Later that night around the storm broke and the sky cleared providing our first truly clear night sky. Around 10:30 when the sun finally disappeared below the horizon the northern lights began and did not disappoint. They were spectacular!










The following day, day 6 the weather was nice where we were but not in Kotzebue and so we spent an extra day in camp waiting for the weather to clear up so that we could be flown out. As is the case while we waited to be picked up and flown out we watched and photographed and filmed some big herds of caribou as they passed right in front of our camp just across the river.



















Finally, later on the morning of day 7, our plane arrived and we were flown out. As mentioned at the beginning, this hunt was everything I hoped and dreamt it would be and then some! Alaska is a magical place and it gets in the blood. Hopefully this isn't the only or the last time that I get up there to hunt!


----------



## johnnycake (Jul 19, 2011)

Great report! Congrats on a fantastic hunt, even if you had to share your bou with a bear.


----------



## taxidermist (Sep 11, 2007)

Cool write up and great story! Better yet, the hunt was spent with friends and memories forever.


----------



## 2full (Apr 8, 2010)

Wow!!
What a fantasy trip. 
Great story.


----------



## middlefork (Nov 2, 2008)

Excellent! Thanks for the report. You almost make it look FUN!


----------



## AF CYN (Mar 19, 2009)

My parents lived in Kotz for several years. I regret not going up there for an adventure while they were there. 

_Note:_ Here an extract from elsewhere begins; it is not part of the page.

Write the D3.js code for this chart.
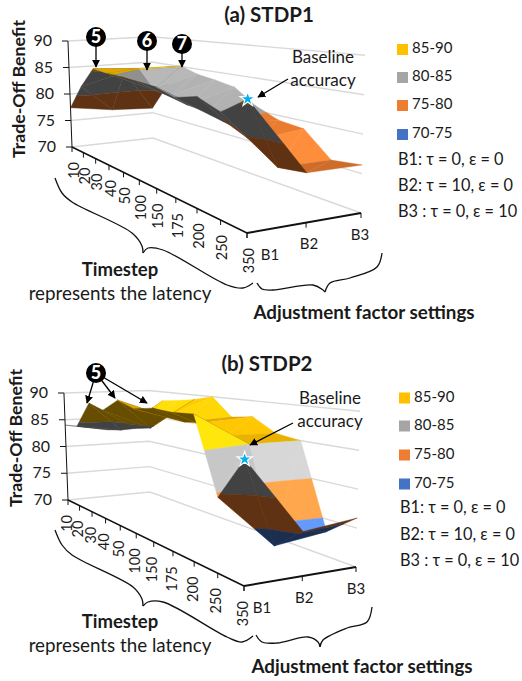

Great job on the caribou. Sorry you lost the meat, though it enhances the Alaska experience.


----------



## colorcountrygunner (Oct 6, 2009)

You're living my dream, Wasatch. Looks like an incredible trip!


----------



## Wasatch (Nov 22, 2009)

Thank you all for the kind words and comments! @AF CYN, what did your parents do in order to actually live in kotzebue? It was interesting enough to spend a few days there, I can’t imagine spending years in that place!


----------



## AF CYN (Mar 19, 2009)

I was born in Alaska. My parents would move back and forth to remote places in Alaska to pursue little adventures. My dad worked at the clinic in Kotz as a pharmacist.


----------